In 2011, drugmakers sold nearly 30 million pounds of antibiotics for livestock — the largest amount yet recorded and about 80 percent of all reported antibiotic sales that year. The rest was for human health care. We don’t know much more except that, rather than healing sick animals, these drugs are often fed to animals at low levels to make them grow faster and to suppress diseases that arise because they live in dangerously close quarters on top of one another’s waste.

It may sound counterintuitive, but feeding antibiotics to livestock at low levels may do the most harm. When he accepted the Nobel Prize in 1945 for his discovery of penicillin, Alexander Fleming warned that “there is the danger that the ignorant man may easily underdose himself and by exposing his microbes to nonlethal quantities of the drug make them resistant.” He probably could not have imagined that, one day, we would be doing this to billions of animals in factorylike facilities….[snip]

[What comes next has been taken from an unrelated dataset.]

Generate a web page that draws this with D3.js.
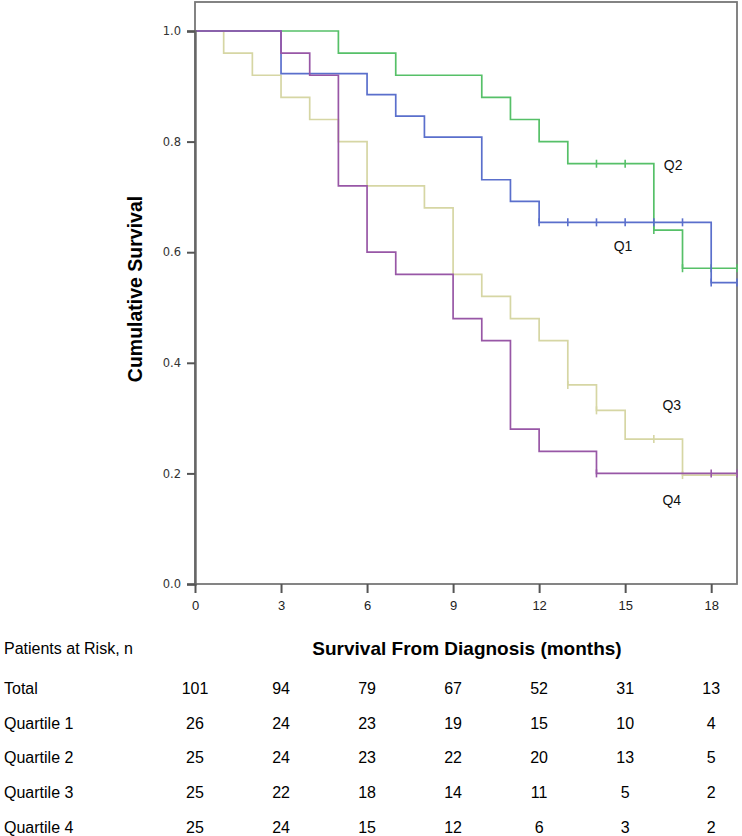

…It was not until 2008, however, that Congress required companies to tell the F.D.A. the quantity of antibiotics they sold for use in agriculture. The agency’s latest report, on 2011 sales and also released in February, was just four pages long — including the cover and two pages of boilerplate. There was no information on how these drugs were administered or to which animals and why.

We have more than enough scientific evidence to justify curbing the rampant use of antibiotics for livestock, yet the food and drug industries are not only fighting proposed legislation to reduce these practices, they also oppose collecting the data. Unfortunately, the Senate Committee on Health, Education, Labor and Pensions, as well as the F.D.A., is aiding and abetting them.

The Senate committee recently approved the Animal Drug User Fee Act, a bill that would authorize the F.D.A. to collect fees from veterinary-drug makers to finance the agency’s review of their products. Public health experts had urged the committee to require drug companies to provide more detailed antibiotic sales data to the agency. Yet the F.D.A. stood by silently as the committee declined to act, rejecting a modest proposal from Senators Kirsten E. Gillibrand of New York and Dianne Feinstein of California, both Democrats, that required the agency to report data it already collects but does not disclose.

Kessler should be very familiar with this problem. The FDA has been intimidated into inaction an antibiotics for decades, according to this excellent timeline.

Just another day in the life of a corporate democracy. I mean, what could go wrong?